We Are Traditionalists When It Comes To Candy
- The average age of the Top 25 bestselling candies in the world today: 50.
- Hershey’s has 2 of the top 3 bestselling candies in the US: Hershey chocolate bars and Reese’s peanut butter cups. They combine to make $1 billion in total sales.
- If gum products are included in the top candies sold in the US, there would be 9 different types in the Top 25 of candy sales. Orbit gum would have 2 different flavors in the Top 25.
- 41% of people will eat at least one piece of candy today. Half of them will eat chocolate.
- Werther’s Original is the leading hard candy in the US, having more than $85 million in sales in 2013. Jolly Rancher’s also topped the $80 million mark. That’s double the sales of any other competitor.
When we find something we like, then we stick with it. This habit of routine is found in every industry today. We’re less likely to risk trying something new than sticking with a brand or product that we really like. That’s why some of the top selling candies in the market have been around for decades. It’s good. We know it’s good. That’s why we buy it.
Who Is Buying Candy Today?
- Adults in the 45-64 age demographic are eating more candy today than any other age demographic.
- People in the 35-44 age demographic eat the least amount of candy for adults, averaging 94 days of candy eating per year.
- Only children 2-5 eat less candy with just 84 days of candy eating per year.
- Children eat 13% less chocolate than adults.
- 76% of the time candy is consumed, it is because people are trying to relax in some way.
- 24% of households in the 45+ demographic will hand out candy at Halloween. 9% of Millennials will buy it too, but hoard it for themselves.
- 38% of people will purchase Halloween candy weeks in advance, wind up eating it, and then need to purchase more to hand out.
Eating candy isn’t a bad thing, but it can be if it is done in excess.
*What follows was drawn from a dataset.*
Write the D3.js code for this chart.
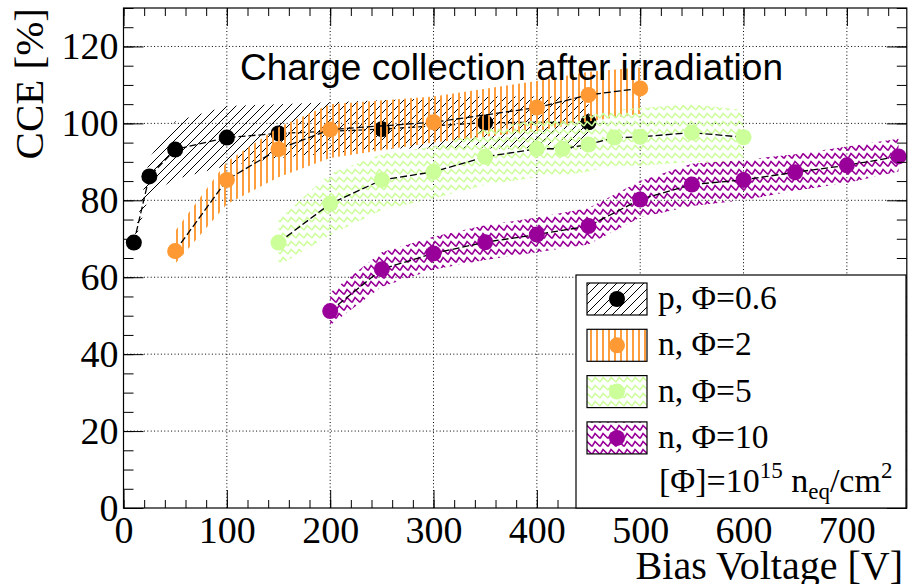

The second most common reason why people decide to purchase candy is because “they don’t have anything better to do.” The only thing that tops it is “watching TV.” Ultimately we are defining ourselves based on our candy eating habits. We celebrate with candy. We relax with candy. We use candy as a coping skill. What does this mean? As life becomes more stressful, we’re more likely to buy more candy to get through the day. That means stress is the taste of sweet success for this industry.